President Trump and Foxconn Chairman Terry Gou at a groundbreaking for a Foxconn facility in Mount Pleasant, Wis., last month. (Brendan Smialowski/AFP)
Daniel W. Drezner is a professor of international politics at the Fletcher School of Law and Diplomacy at Tufts University and a regular contributor to PostEverything.

My family greatly enjoyed “Ant-Man and the Wasp” last weekend, and I would recommend it as breezy summer fare. The funny line that stood out the most came about halfway through the film, when the protagonists are talking scientific mumbo-jumbo about the “quantum realm.” At one point, the character Scott Lang, played by Paul Rudd, says something to the effect of, “Are you guys just adding ‘quantum’ before everything you say?”

That resonated because I sometimes feel that way about how people write about foreign and economic policy. Wonks love, love, LOVE to put the term “geopolitics” in everything — even if it makes zero sense. Pundits confuse “tactics” and “strategy” constantly, and if that aggravates me, I can only imagine what it does to hardcore NatSec folk.

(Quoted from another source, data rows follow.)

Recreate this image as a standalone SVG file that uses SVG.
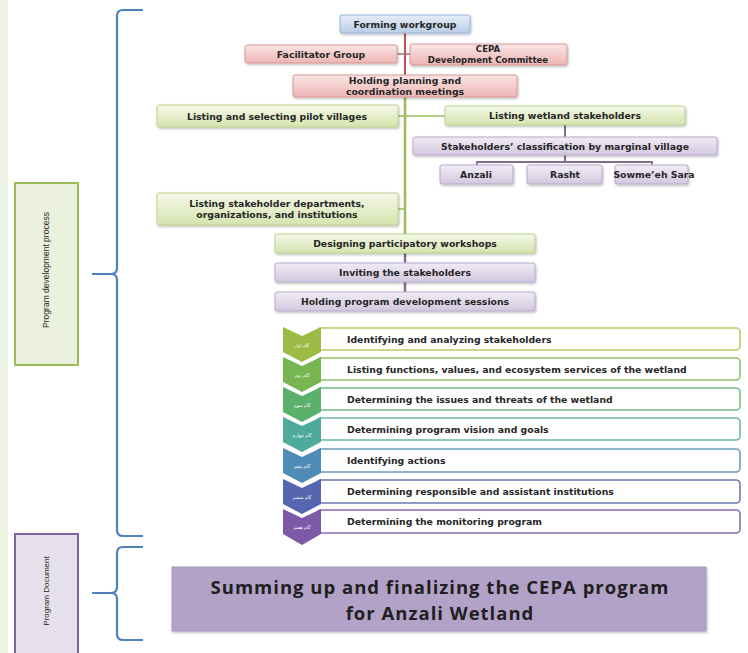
<svg xmlns="http://www.w3.org/2000/svg" width="748" height="653" viewBox="0 0 748 653">
<defs>
<linearGradient id="gGreen" x1="0" y1="0" x2="0" y2="1"><stop offset="0" stop-color="#f6f9ea"/><stop offset="1" stop-color="#d5e3ae"/></linearGradient>
<linearGradient id="gRed" x1="0" y1="0" x2="0" y2="1"><stop offset="0" stop-color="#fbe6e5"/><stop offset="1" stop-color="#ebb5b3"/></linearGradient>
<linearGradient id="gPurple" x1="0" y1="0" x2="0" y2="1"><stop offset="0" stop-color="#f1ecf5"/><stop offset="1" stop-color="#d3c8e0"/></linearGradient>
<linearGradient id="gBlue" x1="0" y1="0" x2="0" y2="1"><stop offset="0" stop-color="#e6eef8"/><stop offset="1" stop-color="#b9cde6"/></linearGradient>
<filter id="sh" x="-5%" y="-20%" width="110%" height="150%"><feDropShadow dx="1" dy="1.5" stdDeviation="1" flood-color="#000" flood-opacity="0.25"/></filter>
</defs>
<style>
.t{font-family:"DejaVu Sans","Liberation Sans",sans-serif;font-weight:bold;font-size:9.3px;fill:#262626;text-anchor:middle}
.s{font-family:"DejaVu Sans","Liberation Sans",sans-serif;font-weight:bold;font-size:9.3px;fill:#262626}
.fa{font-family:"DejaVu Sans","Noto Sans",sans-serif;font-size:4.5px;fill:#ffffff;text-anchor:middle}
.green{fill:url(#gGreen);stroke:#bcd08a;stroke-width:1;filter:url(#sh)}
.red{fill:url(#gRed);stroke:#d99694;stroke-width:1;filter:url(#sh)}
.purple{fill:url(#gPurple);stroke:#b8a9cc;stroke-width:1;filter:url(#sh)}
.blue{fill:url(#gBlue);stroke:#95b3d7;stroke-width:1;filter:url(#sh)}
.brace{fill:none;stroke:#4f81bd;stroke-width:2.2;stroke-linejoin:round}
.step{fill:#ffffff;stroke-width:1.6}
.lbl{font-family:"Liberation Sans",sans-serif;font-size:8.5px;fill:#262626;text-anchor:middle}
.big{font-family:"Open Sans","Liberation Sans",sans-serif;font-weight:bold;font-size:18.5px;letter-spacing:1px;fill:#1f1f1f;text-anchor:middle}
</style>
<rect x="0" y="0" width="748" height="653" fill="#ffffff"/>
<rect x="0" y="0" width="8" height="653" fill="#ecf3e2"/>

<g id="connectors">
<line x1="405" y1="33" x2="405" y2="76" stroke="#c0504d" stroke-width="2"/>
<line x1="397" y1="54" x2="410" y2="54" stroke="#a07070" stroke-width="1.5"/>
<line x1="405" y1="97" x2="405" y2="234" stroke="#9bbb59" stroke-width="2.5"/>
<line x1="398" y1="116" x2="445" y2="116" stroke="#9bbb59" stroke-width="1.5"/>
<line x1="398" y1="209" x2="405" y2="209" stroke="#9bbb59" stroke-width="1.5"/>
<line x1="565" y1="125" x2="565" y2="137" stroke="#7f6f93" stroke-width="2"/>
<polyline points="565,155 565,162" fill="none" stroke="#7f6f93" stroke-width="2"/>
<polyline points="477,166 477,162 652,162 652,166" fill="none" stroke="#7f6f93" stroke-width="1.8"/>
<line x1="405" y1="253" x2="405" y2="263" stroke="#7f6f93" stroke-width="2.5"/>
<line x1="405" y1="282" x2="405" y2="292" stroke="#7f6f93" stroke-width="2.5"/>
</g>

<g id="braces">
<path class="brace" d="M143,10 H123 Q117,10 117,16 V268 Q117,274 111,274 H92 M111,274 Q117,274 117,280 V530 Q117,536 123,536 H143"/>
<path class="brace" d="M143,547 H123 Q117,547 117,553 V587 Q117,593 111,593 H92 M111,593 Q117,593 117,599 V634 Q117,640 123,640 H143"/>
</g>

<g id="label-process">
<rect x="15" y="183" width="63" height="182" fill="#ebf1dd" stroke="#9bbb59" stroke-width="2"/>
<text class="lbl" transform="translate(49,270) rotate(-90)">Program development process</text>
</g>
<g id="label-document">
<rect x="15" y="534" width="63" height="125" fill="#e6e0ec" stroke="#8064a2" stroke-width="2"/>
<text class="lbl" transform="translate(49,591) rotate(-90)" style="font-size:8px">Program Document</text>
</g>

<g id="n-forming"><rect class="blue" x="340" y="15" width="130" height="18" rx="2"/><text class="t" x="405" y="27.5">Forming workgroup</text></g>
<g id="n-facilitator"><rect class="red" x="245" y="45" width="152" height="18" rx="2"/><text class="t" x="321" y="57.5">Facilitator Group</text></g>
<g id="n-cepa"><rect class="red" x="410" y="44" width="157" height="21" rx="2"/><text class="t" x="488" y="52" style="font-size:8.6px">CEPA</text><text class="t" x="488" y="62.5" style="font-size:8.6px">Development Committee</text></g>
<g id="n-holding-planning"><rect class="red" x="293" y="75" width="224" height="22" rx="2"/><text class="t" x="405" y="84">Holding planning and</text><text class="t" x="405" y="94.5">coordination meetings</text></g>
<g id="n-pilot"><rect class="green" x="157" y="105" width="241" height="22" rx="2"/><text class="t" x="277" y="119.5">Listing and selecting pilot villages</text></g>
<g id="n-wetland"><rect class="green" x="445" y="106" width="240" height="19" rx="2"/><text class="t" x="565" y="119">Listing wetland stakeholders</text></g>
<g id="n-classification"><rect class="purple" x="413" y="137" width="304" height="18" rx="2"/><text class="t" x="565" y="149.5">Stakeholders’ classification by marginal village</text></g>
<g id="n-anzali"><rect class="purple" x="440" y="165" width="73" height="19" rx="2"/><text class="t" x="476" y="178">Anzali</text></g>
<g id="n-rasht"><rect class="purple" x="527" y="165" width="75" height="19" rx="2"/><text class="t" x="565" y="178">Rasht</text></g>
<g id="n-sowmeeh"><rect class="purple" x="615" y="165" width="73" height="19" rx="2"/><text class="t" x="654" y="178">Sowme’eh Sara</text></g>
<g id="n-departments"><rect class="green" x="157" y="193" width="241" height="32" rx="2"/><text class="t" x="277" y="206.5">Listing stakeholder departments,</text><text class="t" x="277" y="217.5">organizations, and institutions</text></g>
<g id="n-designing"><rect class="green" x="275" y="234" width="260" height="19" rx="2"/><text class="t" x="405" y="247">Designing participatory workshops</text></g>
<g id="n-inviting"><rect class="purple" x="275" y="263" width="260" height="19" rx="2"/><text class="t" x="405" y="276">Inviting the stakeholders</text></g>
<g id="n-sessions"><rect class="purple" x="275" y="292" width="260" height="19" rx="2"/><text class="t" x="405" y="305">Holding program development sessions</text></g>

<g id="step1"><rect class="step" x="317" y="328" width="423" height="22" rx="4" stroke="#b5cc6a"/><path d="M283,327 L302,336 L321,327 V352 L302,362 L283,352 Z" fill="#9bbb45"/><text class="fa" x="302" y="347">گام اول</text><text class="s" x="347" y="342.5">Identifying and analyzing stakeholders</text></g>
<g id="step2"><rect class="step" x="317" y="358" width="423" height="22" rx="4" stroke="#8ec26a"/><path d="M283,357 L302,366 L321,357 V382 L302,392 L283,382 Z" fill="#76b550"/><text class="fa" x="302" y="377">گام دوم</text><text class="s" x="347" y="372.5">Listing functions, values, and ecosystem services of the wetland</text></g>
<g id="step3"><rect class="step" x="317" y="388" width="423" height="22" rx="4" stroke="#74bc86"/><path d="M283,387 L302,396 L321,387 V412 L302,422 L283,412 Z" fill="#5bb06c"/><text class="fa" x="302" y="407">گام سوم</text><text class="s" x="347" y="402.5">Determining the issues and threats of the wetland</text></g>
<g id="step4"><rect class="step" x="317" y="418" width="423" height="22" rx="4" stroke="#6cb7ac"/><path d="M283,417 L302,426 L321,417 V442 L302,452 L283,442 Z" fill="#4eab9c"/><text class="fa" x="302" y="437">گام چهارم</text><text class="s" x="347" y="432.5">Determining program vision and goals</text></g>
<g id="step5"><rect class="step" x="317" y="449" width="423" height="23" rx="4" stroke="#6b9fc0"/><path d="M283,448 L302,457 L321,448 V473 L302,483 L283,473 Z" fill="#4f8cb5"/><text class="fa" x="302" y="468">گام پنجم</text><text class="s" x="347" y="464">Identifying actions</text></g>
<g id="step6"><rect class="step" x="317" y="480" width="423" height="23" rx="4" stroke="#6e78b8"/><path d="M283,479 L302,488 L321,479 V504 L302,514 L283,504 Z" fill="#5565b0"/><text class="fa" x="302" y="499">گام ششم</text><text class="s" x="347" y="494.5">Determining responsible and assistant institutions</text></g>
<g id="step7"><rect class="step" x="317" y="510" width="423" height="23" rx="4" stroke="#8a6cb0"/><path d="M283,509 L302,518 L321,509 V534 L302,545 L283,534 Z" fill="#7d5aa8"/><text class="fa" x="302" y="529">گام هفتم</text><text class="s" x="347" y="525">Determining the monitoring program</text></g>

<g id="n-summing"><rect x="172" y="567" width="534" height="64" fill="#b3a2c7" stroke="#a795bd" stroke-width="1" filter="url(#sh)"/><text class="big" x="440" y="594">Summing up and finalizing the CEPA program</text><text class="big" x="440" y="620">for Anzali Wetland</text></g>
</svg>
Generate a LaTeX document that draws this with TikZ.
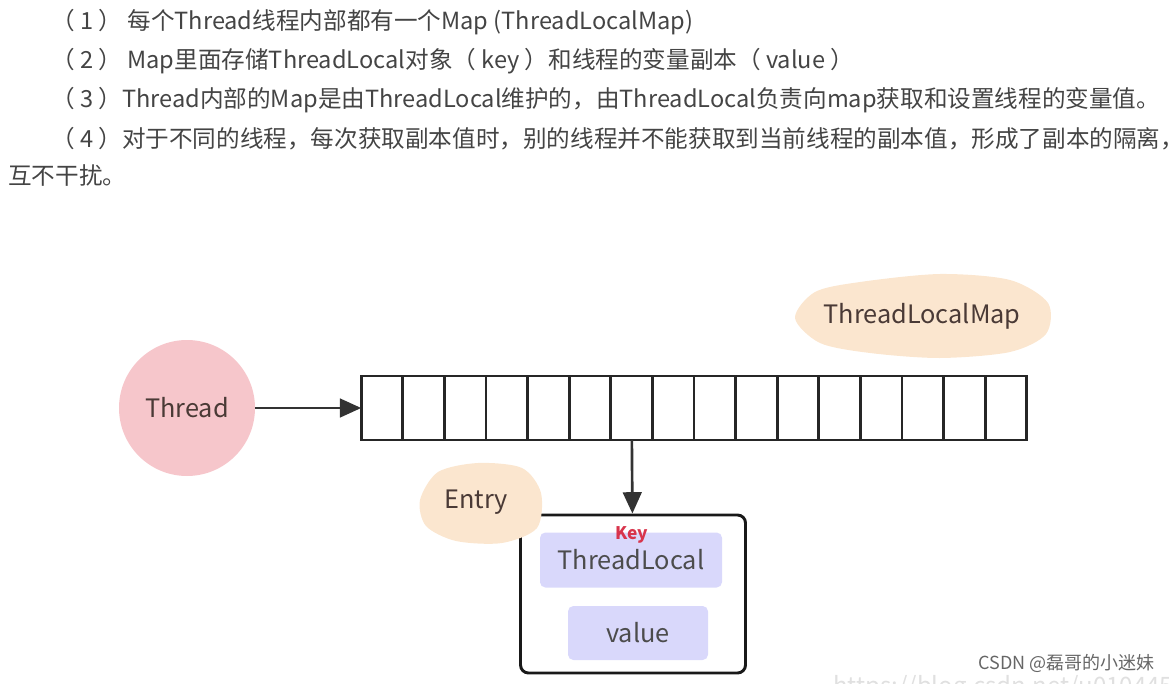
\documentclass[tikz,border=0pt]{standalone}
\usepackage{fontspec}
\setmainfont{Noto Sans CJK SC}
\usetikzlibrary{arrows.meta, positioning}
\definecolor{threadPink}{HTML}{F6C6CB}
\definecolor{blobPeach}{HTML}{FBE6CF}
\definecolor{slotLilac}{HTML}{D9D8FB}
\definecolor{textGray}{HTML}{444444}
\definecolor{textBrown}{HTML}{4A3A36}
\definecolor{keyRed}{HTML}{D8344C}

\begin{document}
\begin{tikzpicture}[x=0.75pt, y=-0.75pt,
    note/.style={anchor=west, inner sep=0pt, font=\fontsize{17.7}{20}\selectfont, text=textGray},
    cell/.style={rectangle, draw=black!85, line width=2pt, minimum width=31.2pt,
                 minimum height=48pt, inner sep=0pt, outer sep=0pt},
    slot/.style={rectangle, rounded corners=4pt, fill=slotLilac, text=black!70,
                 font=\fontsize{19}{21}\selectfont},
    link/.style={-{Triangle[length=16pt, width=14pt]}, line width=2pt, draw=black!80},
    blob/.style={fill=blobPeach, draw=none},
    label/.style={font=\fontsize{19}{21}\selectfont, text=textBrown},
  ]
  \useasboundingbox (0,0) rectangle (1169,684);

  % explanation lines
  \node[note] (l1) at (51,22) {（ 1 ） 每个Thread线程内部都有一个Map (ThreadLocalMap)};
  \node[note] (l2) at (51,61) {（ 2 ） Map里面存储ThreadLocal对象（ key ）和线程的变量副本（ value ）};
  \node[note] (l3) at (51,100) {（ 3 ）Thread内部的Map是由ThreadLocal维护的，由ThreadLocal负责向map获取和设置线程的变量值。};
  \node[note] (l4) at (51,139) {（ 4 ）对于不同的线程，每次获取副本值时，别的线程并不能获取到当前线程的副本值，形成了副本的隔离，};
  \node[note] (l5) at (8,176) {互不干扰。};

  % thread and its map
  \node[circle, fill=threadPink, minimum size=102pt, label] (thread) at (187,408) {Thread};
  \node[cell] (c1) at (382,408) {};
  \foreach \i [count=\prev from 1] in {2,...,16}
    \node[cell, right=0pt of c\prev] (c\i) {};
  \draw[link] (thread) -- (c1);

  \fill[blob] plot[smooth cycle] coordinates {(795,318) (815,292) (860,282) (940,274)
    (1010,280) (1048,303) (1046,334) (1010,352) (940,358) (870,353) (820,343)};
  \node[label] (mapLabel) at (922,316) {ThreadLocalMap};

  % one entry of the map
  \node[rectangle, rounded corners=6pt, draw=black!90, line width=2.2pt,
        minimum width=168.75pt, minimum height=118.5pt] (entry) at (633,594) {};
  \draw[link] (c7) -- (entry);
  \node[slot, minimum width=136.5pt, minimum height=41.25pt] (tlocal) at (631,560) {ThreadLocal};
  \node[slot, minimum width=105pt, minimum height=40.5pt] (val) at (638,633) {value};
  \node[font=\bfseries\fontsize{13}{14}\selectfont, text=keyRed, inner sep=0pt] (key) at (632,535) {Key};

  \fill[blob] plot[smooth cycle] coordinates {(420,500) (438,472) (478,463) (522,468)
    (541,493) (537,528) (502,543) (456,541) (426,526)};
  \node[label] (entryLabel) at (476,502) {Entry};

  % watermark
  \node[anchor=west, inner sep=0pt, font=\fontsize{18}{20}\selectfont, text=black!12] (url) at (833,688) {https://blog.csdn.net/u010445301};
  \node[anchor=east, inner sep=0pt, font=\fontsize{13.5}{15}\selectfont, text=black!60] (mark) at (1155,663) {CSDN @磊哥的小迷妹};
\end{tikzpicture}
\end{document}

Another word I have seen abused mercilessly is “Keynesian,” which brings me to the Hoover Institution’s Richard Epstein. Epstein is trained as a lawyer, not an economist. In an essay on the Hoover website, however, Epstein wrote a “best of times, worst of times” essay about President Trump’s economic policy.

The worst of times is Trump’s trade policy, and I am in full agreement with Epstein on that front. The best of times is Trump’s domestic economic policy, however, and it is here Epstein uses the word “Keynesian” in an odd way:

On the domestic front, Donald Trump has largely followed, to great positive effect, the classical liberal playbook, which spurs growth through a combination of low taxation and market deregulation. Under Trump’s leadership, removal of the government’s heavy foot from the throat of the economy has paid off. The key move was to junk the popular Keynesian paradigm with its flawed assumption that one or more low-interest economic stimulus programs could spend the United States back to prosperity. But these glorified transfer programs only take from Peter to pay Paul. Their net effect is virtually always negative. Making money cheap encourages borrowing, but it also discourages lending, creating at best a wash. The administrative costs of aggressive monetary policy, coupled with high levels of economic uncertainty it engenders, are a net drag on the overall economy, leading to the anemic growth levels and relative wage stagnation of the Obama years.

In contrast, neither Trump’s rollback in domestic regulation nor his implementation of lower corporate tax rates indulge in these legislative shenanigans.

Here’s my gut response to how Epstein uses “Keynesian”:

Here’s my more developed response: What in the hell is Epstein talking about?

You can say a lot of things about the Trump administration’s domestic economic agenda, but you know what word best describes it? Keynesian. In the past 18 months, this administration has signed off on a massive tax cut and a massive increase in government expenditures. As Vox’s Tara Golshan summarized it, “The deal lifts funding for domestic programs by $128 billion and hikes defense budgets by $160 billion.”

That is a classic example of expansionary fiscal policy. Consistent with previous cases of Keynesian fiscal expansions, it leans heavily on tax cuts and boosts in military spending. This has happened so often, in fact (early 1960s, early 1980s, early 2000s), that Thomas Oatley labels it “military Keynesianism,” and he is right. Or, to use Epstein’s language, the government’s foot has become heavier; it is just that it is borrowing more money to finance the foot rather than using tax revenue.

So what is Epstein talking about when he is talking about Keynesianism? He seems to be referring to the Federal Reserve’s expansionary monetary policy, including several rounds of aggressive quantitative easing. Oddly, that is almost the opposite of Keynesianism. Because you know who else was unimpressed with expansionary monetary policy during a period of low interest rates? John Maynard Keynes. He analogized it to “pushing on a string,” particularly as interest rates approached zero, which was why he advocated for aggressive, expansionary fiscal policies during the Great Depression.

It is also worth noting Keynes himself would have disapproved of this kind of Keynesian expansion right now (though, regretfully, he would have approved of Trump’s protectionism). Expansionary fiscal policy makes sense in a recession but not in the ninth year of an uninterrupted economic expansion. Nonetheless, that is where we are, which is why the budget deficit is exploding despite bogus claims Trump’s tax cuts would pay for themselves.

A closer read of Epstein’s paragraph above suggests he is mashing together a mélange of different macroeconomic and microeconomic policies that would be identified as on the left side of the policy spectrum. But even a charitable read of it does not suggest the Trump economy is strong because of, say, a policy agenda that spurs innovation. Productivity growth is still, to use the technical term, not good. And the tax cuts are not spurring real investment or wage growth so much as share buybacks.

The economic evidence suggests two facts. First, the Trump economy looks good because of classic fiscal Keynesianism on top of an economy that had been growing for eight years straight. And second, Epstein should never use the word “Keynesian” in a column ever again.